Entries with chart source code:
····················

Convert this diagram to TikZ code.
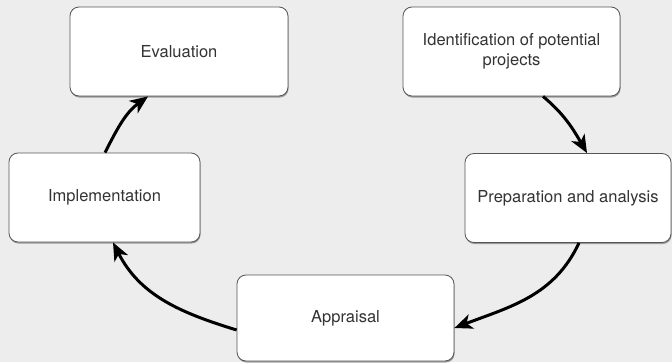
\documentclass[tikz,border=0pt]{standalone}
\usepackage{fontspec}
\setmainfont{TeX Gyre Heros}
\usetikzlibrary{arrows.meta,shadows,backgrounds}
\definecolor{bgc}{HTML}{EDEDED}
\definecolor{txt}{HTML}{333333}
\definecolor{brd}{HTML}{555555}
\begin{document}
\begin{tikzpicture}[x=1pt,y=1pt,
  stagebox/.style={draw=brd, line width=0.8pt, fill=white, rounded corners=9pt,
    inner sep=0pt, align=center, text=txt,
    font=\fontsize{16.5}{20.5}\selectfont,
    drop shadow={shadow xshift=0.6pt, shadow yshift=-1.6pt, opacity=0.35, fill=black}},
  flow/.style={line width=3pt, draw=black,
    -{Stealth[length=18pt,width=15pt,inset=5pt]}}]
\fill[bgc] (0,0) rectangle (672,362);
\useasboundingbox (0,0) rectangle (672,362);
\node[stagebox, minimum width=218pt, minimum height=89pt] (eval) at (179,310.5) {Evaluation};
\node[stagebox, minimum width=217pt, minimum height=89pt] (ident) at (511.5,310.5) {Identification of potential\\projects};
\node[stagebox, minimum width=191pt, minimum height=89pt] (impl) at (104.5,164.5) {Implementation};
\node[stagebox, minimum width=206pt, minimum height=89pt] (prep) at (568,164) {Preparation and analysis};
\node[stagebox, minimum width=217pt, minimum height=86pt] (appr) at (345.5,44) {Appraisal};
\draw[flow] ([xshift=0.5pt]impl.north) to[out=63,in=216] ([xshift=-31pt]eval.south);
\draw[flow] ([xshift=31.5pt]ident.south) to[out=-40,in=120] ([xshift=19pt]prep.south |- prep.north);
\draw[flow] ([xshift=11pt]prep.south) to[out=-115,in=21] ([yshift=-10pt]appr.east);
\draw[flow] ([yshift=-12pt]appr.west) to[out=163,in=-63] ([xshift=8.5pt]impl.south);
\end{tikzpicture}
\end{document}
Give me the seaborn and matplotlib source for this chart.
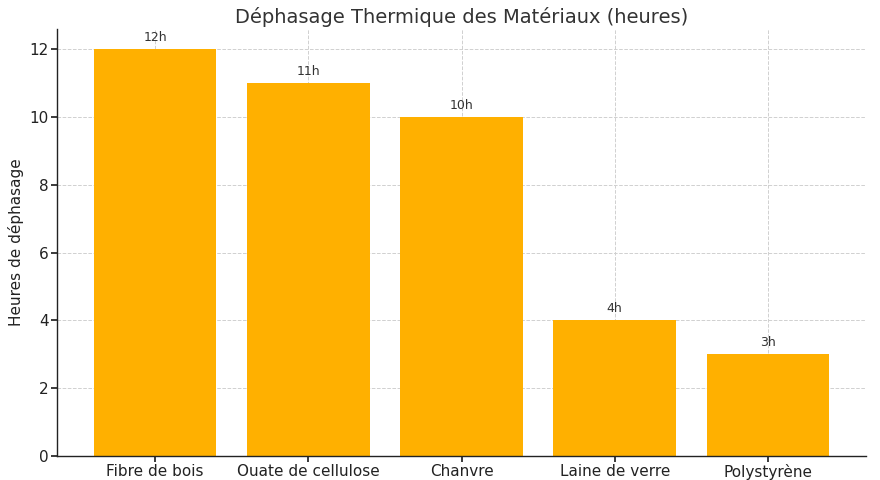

····················

Return the records exactly. Don't carry the pictures over.

EXERCISE ANSWER >>
Convert this diagram to TikZ code.
\documentclass[tikz,border=0pt]{standalone}
\usepackage{fontspec}
\setmainfont{TeX Gyre Heros}
\usetikzlibrary{arrows.meta,shadows,backgrounds}
\definecolor{bgc}{HTML}{EDEDED}
\definecolor{txt}{HTML}{333333}
\definecolor{brd}{HTML}{555555}
\begin{document}
\begin{tikzpicture}[x=1pt,y=1pt,
  stagebox/.style={draw=brd, line width=0.8pt, fill=white, rounded corners=9pt,
    inner sep=0pt, align=center, text=txt,
    font=\fontsize{16.5}{20.5}\selectfont,
    drop shadow={shadow xshift=0.6pt, shadow yshift=-1.6pt, opacity=0.35, fill=black}},
  flow/.style={line width=3pt, draw=black,
    -{Stealth[length=18pt,width=15pt,inset=5pt]}}]
\fill[bgc] (0,0) rectangle (672,362);
\useasboundingbox (0,0) rectangle (672,362);
\node[stagebox, minimum width=218pt, minimum height=89pt] (eval) at (179,310.5) {Evaluation};
\node[stagebox, minimum width=217pt, minimum height=89pt] (ident) at (511.5,310.5) {Identification of potential\\projects};
\node[stagebox, minimum width=191pt, minimum height=89pt] (impl) at (104.5,164.5) {Implementation};
\node[stagebox, minimum width=206pt, minimum height=89pt] (prep) at (568,164) {Preparation and analysis};
\node[stagebox, minimum width=217pt, minimum height=86pt] (appr) at (345.5,44) {Appraisal};
\draw[flow] ([xshift=0.5pt]impl.north) to[out=63,in=216] ([xshift=-31pt]eval.south);
\draw[flow] ([xshift=31.5pt]ident.south) to[out=-40,in=120] ([xshift=19pt]prep.south |- prep.north);
\draw[flow] ([xshift=11pt]prep.south) to[out=-115,in=21] ([yshift=-10pt]appr.east);
\draw[flow] ([yshift=-12pt]appr.west) to[out=163,in=-63] ([xshift=8.5pt]impl.south);
\end{tikzpicture}
\end{document}
Give me the seaborn and matplotlib source for this chart.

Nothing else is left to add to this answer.